***** SUPPLIED MATERIAL *****

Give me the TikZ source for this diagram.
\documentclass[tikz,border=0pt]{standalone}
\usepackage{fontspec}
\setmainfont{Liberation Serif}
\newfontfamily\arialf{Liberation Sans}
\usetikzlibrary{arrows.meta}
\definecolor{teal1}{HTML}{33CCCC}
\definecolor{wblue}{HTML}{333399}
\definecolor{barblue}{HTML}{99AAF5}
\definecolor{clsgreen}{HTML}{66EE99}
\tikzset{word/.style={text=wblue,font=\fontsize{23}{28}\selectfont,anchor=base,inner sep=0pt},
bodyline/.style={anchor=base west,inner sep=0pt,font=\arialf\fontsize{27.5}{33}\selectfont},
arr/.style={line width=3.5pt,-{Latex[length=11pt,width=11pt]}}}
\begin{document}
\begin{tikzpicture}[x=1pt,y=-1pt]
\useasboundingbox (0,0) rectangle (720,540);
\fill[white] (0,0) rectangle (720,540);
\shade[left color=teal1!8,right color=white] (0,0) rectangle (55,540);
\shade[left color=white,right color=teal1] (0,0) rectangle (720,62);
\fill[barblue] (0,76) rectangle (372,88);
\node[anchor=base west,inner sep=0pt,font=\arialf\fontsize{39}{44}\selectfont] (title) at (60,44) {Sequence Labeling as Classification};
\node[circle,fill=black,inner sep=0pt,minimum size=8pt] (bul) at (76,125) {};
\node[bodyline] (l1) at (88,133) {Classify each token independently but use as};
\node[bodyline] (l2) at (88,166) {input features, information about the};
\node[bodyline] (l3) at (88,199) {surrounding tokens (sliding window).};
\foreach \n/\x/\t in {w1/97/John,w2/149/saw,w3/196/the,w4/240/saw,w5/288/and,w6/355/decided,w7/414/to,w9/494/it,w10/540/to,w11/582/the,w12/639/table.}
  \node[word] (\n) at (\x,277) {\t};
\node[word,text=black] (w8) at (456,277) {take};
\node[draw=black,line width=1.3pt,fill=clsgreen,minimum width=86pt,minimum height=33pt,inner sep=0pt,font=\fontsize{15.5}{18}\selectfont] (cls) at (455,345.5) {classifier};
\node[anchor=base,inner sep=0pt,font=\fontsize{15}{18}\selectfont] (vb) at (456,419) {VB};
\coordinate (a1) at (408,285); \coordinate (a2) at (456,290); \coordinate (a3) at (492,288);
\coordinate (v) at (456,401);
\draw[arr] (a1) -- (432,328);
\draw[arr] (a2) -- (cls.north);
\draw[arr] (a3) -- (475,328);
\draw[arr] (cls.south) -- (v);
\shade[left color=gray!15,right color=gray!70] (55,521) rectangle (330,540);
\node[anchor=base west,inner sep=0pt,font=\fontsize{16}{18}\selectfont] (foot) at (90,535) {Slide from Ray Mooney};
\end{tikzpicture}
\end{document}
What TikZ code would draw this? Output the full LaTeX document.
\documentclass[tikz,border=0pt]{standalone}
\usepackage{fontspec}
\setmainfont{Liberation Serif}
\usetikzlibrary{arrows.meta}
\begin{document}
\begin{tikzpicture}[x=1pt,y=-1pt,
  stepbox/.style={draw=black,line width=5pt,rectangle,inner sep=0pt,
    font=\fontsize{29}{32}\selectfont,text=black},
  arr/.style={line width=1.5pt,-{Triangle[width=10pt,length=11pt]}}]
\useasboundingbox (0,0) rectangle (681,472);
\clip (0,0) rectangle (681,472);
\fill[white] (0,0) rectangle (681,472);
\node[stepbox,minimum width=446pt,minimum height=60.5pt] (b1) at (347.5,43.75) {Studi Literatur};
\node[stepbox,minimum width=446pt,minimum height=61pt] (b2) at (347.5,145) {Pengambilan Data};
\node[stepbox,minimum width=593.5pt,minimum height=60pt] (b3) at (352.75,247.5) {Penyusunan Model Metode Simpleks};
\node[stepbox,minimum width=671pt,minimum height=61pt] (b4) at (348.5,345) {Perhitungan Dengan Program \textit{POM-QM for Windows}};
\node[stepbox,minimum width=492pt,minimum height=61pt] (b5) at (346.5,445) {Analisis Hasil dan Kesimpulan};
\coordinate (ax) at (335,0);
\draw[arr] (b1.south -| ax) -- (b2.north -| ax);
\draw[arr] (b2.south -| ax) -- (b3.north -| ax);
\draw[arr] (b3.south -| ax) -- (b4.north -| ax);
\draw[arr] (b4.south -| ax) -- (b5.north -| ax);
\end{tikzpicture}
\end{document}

*****

* [TO DO]
Exact repetition is required for the lines from the one that contains "What TikZ code" through the final line; leave out everything else.

* [WRITTEN REPLY]
What TikZ code would draw this? Output the full LaTeX document.
\documentclass[tikz,border=0pt]{standalone}
\usepackage{fontspec}
\setmainfont{Liberation Serif}
\usetikzlibrary{arrows.meta}
\begin{document}
\begin{tikzpicture}[x=1pt,y=-1pt,
  stepbox/.style={draw=black,line width=5pt,rectangle,inner sep=0pt,
    font=\fontsize{29}{32}\selectfont,text=black},
  arr/.style={line width=1.5pt,-{Triangle[width=10pt,length=11pt]}}]
\useasboundingbox (0,0) rectangle (681,472);
\clip (0,0) rectangle (681,472);
\fill[white] (0,0) rectangle (681,472);
\node[stepbox,minimum width=446pt,minimum height=60.5pt] (b1) at (347.5,43.75) {Studi Literatur};
\node[stepbox,minimum width=446pt,minimum height=61pt] (b2) at (347.5,145) {Pengambilan Data};
\node[stepbox,minimum width=593.5pt,minimum height=60pt] (b3) at (352.75,247.5) {Penyusunan Model Metode Simpleks};
\node[stepbox,minimum width=671pt,minimum height=61pt] (b4) at (348.5,345) {Perhitungan Dengan Program \textit{POM-QM for Windows}};
\node[stepbox,minimum width=492pt,minimum height=61pt] (b5) at (346.5,445) {Analisis Hasil dan Kesimpulan};
\coordinate (ax) at (335,0);
\draw[arr] (b1.south -| ax) -- (b2.north -| ax);
\draw[arr] (b2.south -| ax) -- (b3.north -| ax);
\draw[arr] (b3.south -| ax) -- (b4.north -| ax);
\draw[arr] (b4.south -| ax) -- (b5.north -| ax);
\end{tikzpicture}
\end{document}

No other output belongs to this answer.